“Everyone metabolizes alcohol at different rates.”
This is the common rejoinder whenever scientists start debating how much alcohol must be consumed for someone to reach a blood alcohol level that negatively affects a driver’s brain. It is worth revisiting this statement, given the recent call by the National Transportation Safety Board to lower the legal blood limit from 0.08 percent to 0.05 percent.
Some people may need fewer drinks to get to 0.05 than others, but that’s still a level at which behavior is impaired.

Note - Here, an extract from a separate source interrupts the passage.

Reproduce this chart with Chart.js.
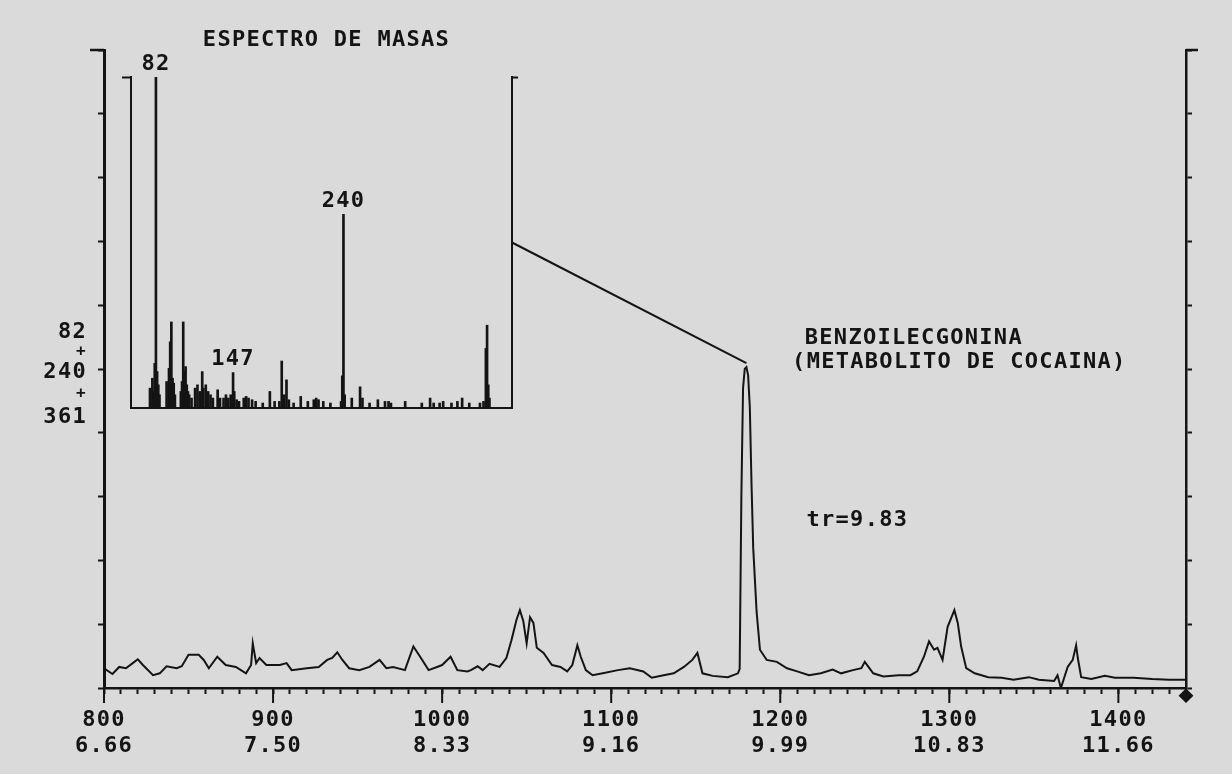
<!DOCTYPE html>
<html>
<head>
<meta charset="utf-8">
<script src="https://cdn.jsdelivr.net/npm/chart.js@4.4.1/dist/chart.umd.min.js"></script>
<style>
html,body{margin:0;padding:0;background:#dadada;}
#wrap{position:relative;width:1232px;height:774px;overflow:hidden;}
#wrap canvas{position:absolute;left:0;top:0;}
</style>
</head>
<body>
<div id="wrap">
<canvas id="tracChart" width="1232" height="774"></canvas>
<canvas id="specChart" width="1232" height="774"></canvas>
</div>
<script>
/* =====================================================
   DATA
===================================================== */

// scan number -> summed ion current (82 + 240 + 361), % of full scale
const scans = [
    800,805,809,813,817,820,823,829,833,837,843,846,850,856,859,862,867,872,878,884,
    887,888,890,892,896,904,908,911,920,927,932,935,938,941,945,951,957,963,967,971,
    978,983,987,992,997,1000,1005,1009,1015,1017,1021,1024,1028,1034,1038,1041,1044,1046,1048,1050,
    1052,1054,1056,1060,1065,1070,1074,1077,1080,1082,1085,1089,1095,1104,1111,1119,1124,1131,1137,1143,
    1148,1151,1154,1160,1169,1175,1176,1177,1178,1179,1180,1181,1182,1183,1184,1186,1188,1192,1198,1204,
    1210,1217,1224,1231,1236,1243,1248,1250,1255,1261,1270,1277,1281,1285,1288,1291,1293,1296,1299,1303,
    1305,1307,1310,1315,1323,1331,1338,1347,1353,1362,1364,1366,1370,1373,1375,1376,1378,1384,1392,1398,
    1409,1420,1430,1440
];

const counts = [
    3.1,2.2,3.3,3.1,3.9,4.5,3.6,2.0,2.3,3.4,3.1,3.4,5.2,5.2,4.4,3.1,4.9,3.6,3.3,2.3,
    3.6,7.0,3.9,4.7,3.6,3.6,3.9,2.8,3.1,3.3,4.4,4.7,5.6,4.4,3.1,2.8,3.3,4.4,3.1,3.3,
    2.8,6.5,4.9,2.8,3.3,3.6,4.9,2.8,2.6,2.8,3.4,2.8,3.8,3.3,4.7,7.5,10.7,12.2,10.5,7.0,
    11.1,10.2,6.3,5.5,3.6,3.3,2.6,3.6,6.7,4.9,2.8,2.0,2.3,2.8,3.1,2.6,1.6,2.0,2.3,3.3,
    4.4,5.5,2.3,1.9,1.7,2.3,3.0,30,47,50,50.3,49,44,32,22,12,6.0,4.4,4.1,3.1,
    2.6,2.0,2.3,2.9,2.3,2.8,3.1,4.1,2.3,1.8,2.0,2.0,2.6,4.9,7.3,6.0,6.3,4.4,9.6,12.2,
    10.2,6.5,3.1,2.3,1.7,1.6,1.3,1.7,1.3,1.1,2.0,0,3.3,4.4,6.7,4.7,1.7,1.4,1.9,1.6,
    1.6,1.4,1.3,1.3
];

// end-of-run marker under the axis
const markerScan = [1440];
const markerLevel = [-1.2];

// tick labels: scan number and retention time (min)
const scanTicks = [800,900,1000,1100,1200,1300,1400];
const timeTicks = ["6.66","7.50","8.33","9.16","9.99","10.83","11.66"];

// mass spectrum of the peak (m/z -> relative abundance %)
const massValues = [
    77,79,80,81,82,83,84,85,91,93,94,95,96,97,98,103,104,105,106,107,
    108,109,110,112,115,117,119,121,122,124,126,128,130,134,136,139,141,143,145,147,
    148,150,152,156,158,160,163,166,172,178,182,186,188,190,192,194,198,204,210,215,
    217,219,223,229,238,239,240,241,247,254,256,262,269,275,278,280,292,306,313,316,
    321,324,331,336,340,346,355,358,360,361,362,363
];

const massIntensity = [
    6,9,5,13.5,100,11,7,4,8,12,20,26,9,7.5,4,5,8,26,11,12.5,
    7,5,4,3,6,7,5,11,6,7,5,4,3,5.5,3,3,4,3,4,10.7,
    5,2.5,2,3,3.5,3,2.5,2,1.5,5,2,2,14.2,4,8.5,2.5,1.5,3.5,2,2.5,
    3,2.5,2,1.5,2,9.7,58.5,4,3,6.4,3,1.5,2.5,2,2,1.5,2,1.5,3,1.5,
    1.5,2,1.5,2,3,1.5,1.5,2,18,25,7,3
];

const massLabels = [82,240,147];

const specTitle = "ESPECTRO DE MASAS";
const ionLabel = ["82","+","240","+","361"];
const notes = ["BENZOILECGONINA","(METABOLITO DE COCAINA)","tr=9.83"];


/* =========================
   STYLE
========================= */

const INK = "#141414";
const PAPER = "#dadada";
const MONO = "'DejaVu Sans Mono', 'Liberation Mono', monospace";
const TEXT_FONT = "bold 22px " + MONO;

function drawText(ctx, s, x, y, align, font){

    ctx.save();
    ctx.font = font || TEXT_FONT;
    ctx.letterSpacing = "1.3px";
    ctx.fillStyle = INK;
    ctx.textAlign = align || "left";
    ctx.textBaseline = "middle";
    ctx.fillText(s, x, y);
    ctx.restore();

}

function drawLine(ctx, x1, y1, x2, y2, w){

    ctx.save();
    ctx.strokeStyle = INK;
    ctx.lineWidth = w || 2;
    ctx.beginPath();
    ctx.moveTo(x1, y1);
    ctx.lineTo(x2, y2);
    ctx.stroke();
    ctx.restore();

}


/* =========================
   CHROMATOGRAM
========================= */

const tracePlugin = {

    id:"traceDecor",

    beforeDraw(chart){

        const ctx = chart.ctx;
        ctx.save();
        ctx.fillStyle = PAPER;
        ctx.fillRect(0, 0, chart.width, chart.height);
        ctx.restore();
        ctx.letterSpacing = "1.3px";

    },

    afterDraw(chart){

        const ctx = chart.ctx;
        const xs = chart.scales.x;
        const ys = chart.scales.y;
        const area = chart.chartArea;

        // longer ticks at the labelled scans
        scanTicks.forEach(v => {
            const px = xs.getPixelForValue(v);
            drawLine(ctx, px, area.bottom, px, area.bottom + 15, 2);
        });

        // caps at the top of both axes
        const top = ys.getPixelForValue(100);
        drawLine(ctx, area.left - 14, top, area.left, top, 2.5);
        drawLine(ctx, area.right, top, area.right + 12, top, 2.5);

        // summed ions, centred on the 50 % tick
        const mid = ys.getPixelForValue(50);
        const offs = [-37, -17, 3, 25, 48];
        ionLabel.forEach((s, i) => {
            const f = s === "+" ? "bold 16px " + MONO : TEXT_FONT;
            drawText(ctx, s, area.left - 17, mid + offs[i], "right", f);
        });

        // peak annotation
        drawText(ctx, notes[0], xs.getPixelForValue(1214.5), ys.getPixelForValue(54.8));
        drawText(ctx, notes[1], xs.getPixelForValue(1207), ys.getPixelForValue(51.0));
        drawText(ctx, notes[2], xs.getPixelForValue(1215.5), ys.getPixelForValue(26.3));

    }

};

const tracChart = new Chart(document.getElementById("tracChart"), {

    type:"line",

    data:{
        datasets:[
            {
                data:scans.map((s, i) => ({x:s, y:counts[i]})),
                borderColor:INK,
                borderWidth:2,
                pointRadius:0,
                tension:0
            },
            {
                data:markerScan.map((s, i) => ({x:s, y:markerLevel[i]})),
                showLine:false,
                pointStyle:"rectRot",
                pointRadius:6,
                pointBorderWidth:2,
                backgroundColor:INK,
                borderColor:INK,
                clip:false
            }
        ]
    },

    options:{

        responsive:false,
        animation:false,
        events:[],

        layout:{
            padding:{top:50, left:0, right:0, bottom:0}
        },

        plugins:{
            legend:{display:false},
            tooltip:{enabled:false}
        },

        scales:{

            x:{
                type:"linear",
                position:"bottom",
                min:800,
                max:1440,
                afterFit:s => { s.height = 86; },
                grid:{
                    drawOnChartArea:false,
                    tickLength:6,
                    tickWidth:2,
                    tickColor:INK
                },
                border:{color:INK, width:2.5},
                ticks:{
                    stepSize:10,
                    autoSkip:false,
                    maxRotation:0,
                    minRotation:0,
                    padding:14,
                    color:INK,
                    font:{family:MONO, size:22, weight:"bold", lineHeight:1.15},
                    callback:value => {
                        const i = scanTicks.indexOf(value);
                        return i < 0 ? "" : [String(value), timeTicks[i]];
                    }
                }
            },

            y:{
                position:"left",
                min:0,
                max:100,
                afterFit:s => { s.width = 104; },
                grid:{
                    drawOnChartArea:false,
                    tickLength:6,
                    tickWidth:2,
                    tickColor:INK
                },
                border:{color:INK, width:3},
                ticks:{stepSize:10, display:false}
            },

            y2:{
                position:"right",
                min:0,
                max:100,
                afterFit:s => { s.width = 46; },
                grid:{
                    drawOnChartArea:false,
                    tickLength:6,
                    tickWidth:2,
                    tickColor:INK
                },
                border:{color:INK, width:2.5},
                ticks:{stepSize:10, display:false}
            }

        }

    },

    plugins:[tracePlugin]

});


/* =========================
   MASS SPECTRUM INSET
========================= */

const specPlugin = {

    id:"specDecor",

    afterDraw(chart){

        const ctx = chart.ctx;
        const xs = chart.scales.x;
        const ys = chart.scales.y;
        const area = chart.chartArea;

        drawText(ctx, specTitle, (area.left + area.right) / 2 + 5, area.top - 37, "center");

        massLabels.forEach(m => {
            const i = massValues.indexOf(m);
            const px = xs.getPixelForValue(m);
            const py = ys.getPixelForValue(massIntensity[i]);
            drawText(ctx, String(m), px, py - 13, "center");
        });

        // link from the spectrum box to the chromatographic peak
        const tx = tracChart.scales.x;
        const ty = tracChart.scales.y;
        const top = Math.max(...counts);
        const pi = counts.indexOf(top);
        drawLine(
            ctx,
            area.right, ys.getPixelForValue(50),
            tx.getPixelForValue(scans[pi]), ty.getPixelForValue(top) - 4,
            2
        );

    }

};

const capColor = c => c.tick && c.tick.value === 100 ? INK : "rgba(0,0,0,0)";

new Chart(document.getElementById("specChart"), {

    type:"bar",

    data:{
        datasets:[{
            data:massValues.map((m, i) => ({x:m, y:massIntensity[i]})),
            backgroundColor:INK,
            borderWidth:0,
            barThickness:2,
            grouped:false
        }]
    },

    options:{

        responsive:false,
        animation:false,
        events:[],

        layout:{
            padding:{top:77, left:0, right:0, bottom:0}
        },

        plugins:{
            legend:{display:false},
            tooltip:{enabled:false}
        },

        scales:{

            x:{
                type:"linear",
                position:"bottom",
                offset:false,
                min:61,
                max:382,
                afterFit:s => { s.height = 366; },
                grid:{display:false},
                border:{color:INK, width:2},
                ticks:{display:false}
            },

            y:{
                position:"left",
                min:0,
                max:100,
                afterFit:s => { s.width = 131; },
                grid:{
                    drawOnChartArea:false,
                    tickLength:9,
                    tickWidth:2,
                    tickColor:capColor
                },
                border:{color:INK, width:2},
                ticks:{stepSize:100, display:false}
            },

            y2:{
                position:"right",
                min:0,
                max:100,
                afterFit:s => { s.width = 720; },
                grid:{
                    drawOnChartArea:false,
                    tickLength:6,
                    tickWidth:2,
                    tickColor:capColor
                },
                border:{color:INK, width:2},
                ticks:{stepSize:100, display:false}
            }

        }

    },

    plugins:[specPlugin]

});
</script>
</body>
</html>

Here is an example. When writing “One for the Road,” my history of drunken driving, I did an experiment in which I drank alcohol within an allotted amount of time on an empty stomach, monitored my blood alcohol level with a home Breathalyzer and asked my wife to observe my conduct. I’m an average-sized man.
In my case, it took three shots of liquor (equal to three glasses of wine or three beers) in one hour to reach 0.05 percent. I felt giddy and mildly buzzed. My wife corroborated this, calling me “even more annoying than usual.” Studies for decades have shown that drivers with blood alcohol levels of 0.05 percent have slower reflexes and poor concentration.
The point is that I had to work hard just to get to 0.05 percent, which is legal. I was not “socially drinking,” which usually means having a couple of glasses of alcohol during a several-hour meal. What I was doing was closer to binge drinking.
This is where the critics will jump in, saying I am not representative and that a tiny woman who metabolizes alcohol slowly might get to 0.05 percent by having two drinks during a long meal. Thus, a 0.05 percent law would deprive her of her right to have an evening of social drinking.
To that, I say “tough luck.” Have one fewer drink, rest for an hour or call a cab. The right we should be preserving is to be able to drive without having buzzed drivers running a red light and crashing into us, even if most of them will not do so. The right to socially drink and then drive is much less compelling.